- [WHAT YOU WILL DO]: Repeat the full listing below verbatim and keep the images out.

━━━━━ DATA IN THIS EXERCISE ━━━━━

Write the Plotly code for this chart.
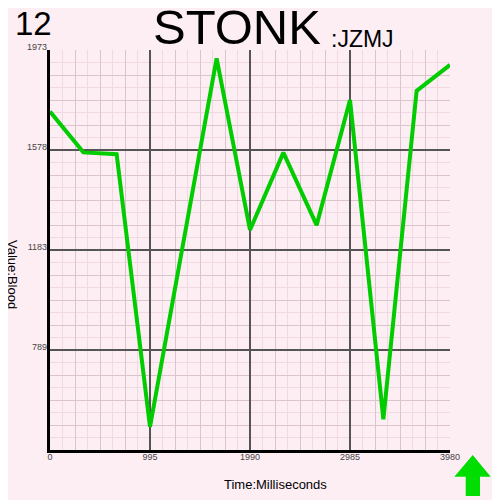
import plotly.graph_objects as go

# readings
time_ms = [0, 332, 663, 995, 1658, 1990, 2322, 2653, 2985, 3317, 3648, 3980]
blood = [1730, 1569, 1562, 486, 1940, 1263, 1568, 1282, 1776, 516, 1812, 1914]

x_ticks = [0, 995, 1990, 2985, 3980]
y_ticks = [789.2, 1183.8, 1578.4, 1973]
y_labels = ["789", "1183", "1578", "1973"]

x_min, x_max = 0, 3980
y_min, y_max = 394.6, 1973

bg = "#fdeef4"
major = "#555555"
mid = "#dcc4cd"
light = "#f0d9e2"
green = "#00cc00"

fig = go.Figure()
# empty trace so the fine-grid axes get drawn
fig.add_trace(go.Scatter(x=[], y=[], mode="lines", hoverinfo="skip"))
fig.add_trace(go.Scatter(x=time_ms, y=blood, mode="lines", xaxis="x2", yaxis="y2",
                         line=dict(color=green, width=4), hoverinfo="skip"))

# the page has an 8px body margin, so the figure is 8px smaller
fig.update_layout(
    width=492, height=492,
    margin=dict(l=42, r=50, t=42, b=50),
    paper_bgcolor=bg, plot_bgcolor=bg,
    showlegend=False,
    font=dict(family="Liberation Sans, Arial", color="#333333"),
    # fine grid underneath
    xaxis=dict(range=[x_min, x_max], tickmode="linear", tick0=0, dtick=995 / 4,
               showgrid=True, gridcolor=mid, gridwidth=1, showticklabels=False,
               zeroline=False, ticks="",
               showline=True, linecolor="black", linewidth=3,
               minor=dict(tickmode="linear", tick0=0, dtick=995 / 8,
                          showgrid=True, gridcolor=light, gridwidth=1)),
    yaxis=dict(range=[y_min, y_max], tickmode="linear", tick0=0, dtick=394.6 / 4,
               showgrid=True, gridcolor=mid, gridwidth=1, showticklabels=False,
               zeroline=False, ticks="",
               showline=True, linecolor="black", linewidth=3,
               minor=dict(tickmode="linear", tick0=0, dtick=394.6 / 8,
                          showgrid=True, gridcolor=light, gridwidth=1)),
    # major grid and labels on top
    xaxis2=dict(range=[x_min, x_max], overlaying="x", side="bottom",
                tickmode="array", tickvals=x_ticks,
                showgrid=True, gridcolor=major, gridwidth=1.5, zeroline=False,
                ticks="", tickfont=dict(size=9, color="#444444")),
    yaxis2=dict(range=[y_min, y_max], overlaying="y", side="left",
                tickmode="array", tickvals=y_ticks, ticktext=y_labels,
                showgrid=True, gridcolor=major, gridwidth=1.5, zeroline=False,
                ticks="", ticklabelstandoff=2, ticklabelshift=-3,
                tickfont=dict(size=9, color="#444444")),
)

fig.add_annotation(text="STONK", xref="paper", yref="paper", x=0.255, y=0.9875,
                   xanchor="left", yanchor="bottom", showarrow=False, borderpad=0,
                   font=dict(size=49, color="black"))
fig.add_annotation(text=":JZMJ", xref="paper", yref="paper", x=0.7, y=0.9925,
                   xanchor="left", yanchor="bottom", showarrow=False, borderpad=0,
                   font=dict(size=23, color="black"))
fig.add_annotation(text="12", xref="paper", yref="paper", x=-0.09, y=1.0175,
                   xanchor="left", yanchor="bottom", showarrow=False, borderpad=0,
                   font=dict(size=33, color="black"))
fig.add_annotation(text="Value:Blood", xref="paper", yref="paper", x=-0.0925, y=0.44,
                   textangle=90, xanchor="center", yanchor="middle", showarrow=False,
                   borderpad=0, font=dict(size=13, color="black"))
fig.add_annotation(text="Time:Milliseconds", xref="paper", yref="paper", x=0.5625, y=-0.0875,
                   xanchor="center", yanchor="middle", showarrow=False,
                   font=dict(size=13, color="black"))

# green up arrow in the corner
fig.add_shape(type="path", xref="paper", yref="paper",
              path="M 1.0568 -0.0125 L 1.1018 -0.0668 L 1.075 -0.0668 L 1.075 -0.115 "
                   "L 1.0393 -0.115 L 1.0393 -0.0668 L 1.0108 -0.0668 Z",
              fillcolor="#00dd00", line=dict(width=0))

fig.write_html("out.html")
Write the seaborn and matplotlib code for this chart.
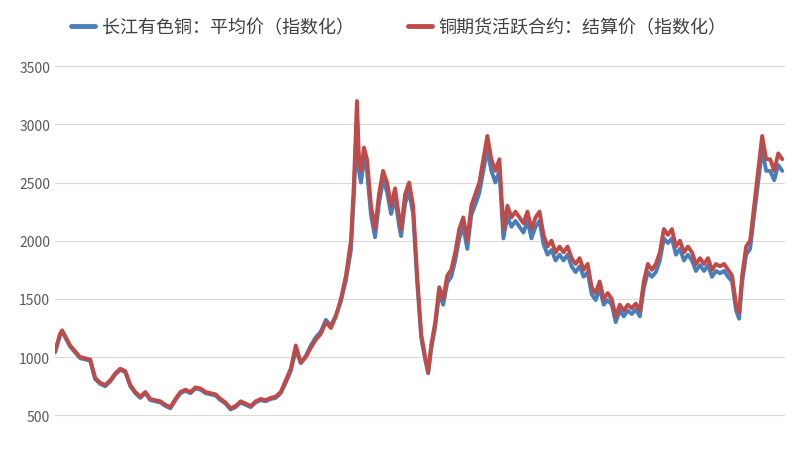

━━━━━

- [EXERCISE RESPONSE]:
Write the Plotly code for this chart.
import plotly.graph_objects as go

# readings
time_ms = [0, 332, 663, 995, 1658, 1990, 2322, 2653, 2985, 3317, 3648, 3980]
blood = [1730, 1569, 1562, 486, 1940, 1263, 1568, 1282, 1776, 516, 1812, 1914]

x_ticks = [0, 995, 1990, 2985, 3980]
y_ticks = [789.2, 1183.8, 1578.4, 1973]
y_labels = ["789", "1183", "1578", "1973"]

x_min, x_max = 0, 3980
y_min, y_max = 394.6, 1973

bg = "#fdeef4"
major = "#555555"
mid = "#dcc4cd"
light = "#f0d9e2"
green = "#00cc00"

fig = go.Figure()
# empty trace so the fine-grid axes get drawn
fig.add_trace(go.Scatter(x=[], y=[], mode="lines", hoverinfo="skip"))
fig.add_trace(go.Scatter(x=time_ms, y=blood, mode="lines", xaxis="x2", yaxis="y2",
                         line=dict(color=green, width=4), hoverinfo="skip"))

# the page has an 8px body margin, so the figure is 8px smaller
fig.update_layout(
    width=492, height=492,
    margin=dict(l=42, r=50, t=42, b=50),
    paper_bgcolor=bg, plot_bgcolor=bg,
    showlegend=False,
    font=dict(family="Liberation Sans, Arial", color="#333333"),
    # fine grid underneath
    xaxis=dict(range=[x_min, x_max], tickmode="linear", tick0=0, dtick=995 / 4,
               showgrid=True, gridcolor=mid, gridwidth=1, showticklabels=False,
               zeroline=False, ticks="",
               showline=True, linecolor="black", linewidth=3,
               minor=dict(tickmode="linear", tick0=0, dtick=995 / 8,
                          showgrid=True, gridcolor=light, gridwidth=1)),
    yaxis=dict(range=[y_min, y_max], tickmode="linear", tick0=0, dtick=394.6 / 4,
               showgrid=True, gridcolor=mid, gridwidth=1, showticklabels=False,
               zeroline=False, ticks="",
               showline=True, linecolor="black", linewidth=3,
               minor=dict(tickmode="linear", tick0=0, dtick=394.6 / 8,
                          showgrid=True, gridcolor=light, gridwidth=1)),
    # major grid and labels on top
    xaxis2=dict(range=[x_min, x_max], overlaying="x", side="bottom",
                tickmode="array", tickvals=x_ticks,
                showgrid=True, gridcolor=major, gridwidth=1.5, zeroline=False,
                ticks="", tickfont=dict(size=9, color="#444444")),
    yaxis2=dict(range=[y_min, y_max], overlaying="y", side="left",
                tickmode="array", tickvals=y_ticks, ticktext=y_labels,
                showgrid=True, gridcolor=major, gridwidth=1.5, zeroline=False,
                ticks="", ticklabelstandoff=2, ticklabelshift=-3,
                tickfont=dict(size=9, color="#444444")),
)

fig.add_annotation(text="STONK", xref="paper", yref="paper", x=0.255, y=0.9875,
                   xanchor="left", yanchor="bottom", showarrow=False, borderpad=0,
                   font=dict(size=49, color="black"))
fig.add_annotation(text=":JZMJ", xref="paper", yref="paper", x=0.7, y=0.9925,
                   xanchor="left", yanchor="bottom", showarrow=False, borderpad=0,
                   font=dict(size=23, color="black"))
fig.add_annotation(text="12", xref="paper", yref="paper", x=-0.09, y=1.0175,
                   xanchor="left", yanchor="bottom", showarrow=False, borderpad=0,
                   font=dict(size=33, color="black"))
fig.add_annotation(text="Value:Blood", xref="paper", yref="paper", x=-0.0925, y=0.44,
                   textangle=90, xanchor="center", yanchor="middle", showarrow=False,
                   borderpad=0, font=dict(size=13, color="black"))
fig.add_annotation(text="Time:Milliseconds", xref="paper", yref="paper", x=0.5625, y=-0.0875,
                   xanchor="center", yanchor="middle", showarrow=False,
                   font=dict(size=13, color="black"))

# green up arrow in the corner
fig.add_shape(type="path", xref="paper", yref="paper",
              path="M 1.0568 -0.0125 L 1.1018 -0.0668 L 1.075 -0.0668 L 1.075 -0.115 "
                   "L 1.0393 -0.115 L 1.0393 -0.0668 L 1.0108 -0.0668 Z",
              fillcolor="#00dd00", line=dict(width=0))

fig.write_html("out.html")
Write the seaborn and matplotlib code for this chart.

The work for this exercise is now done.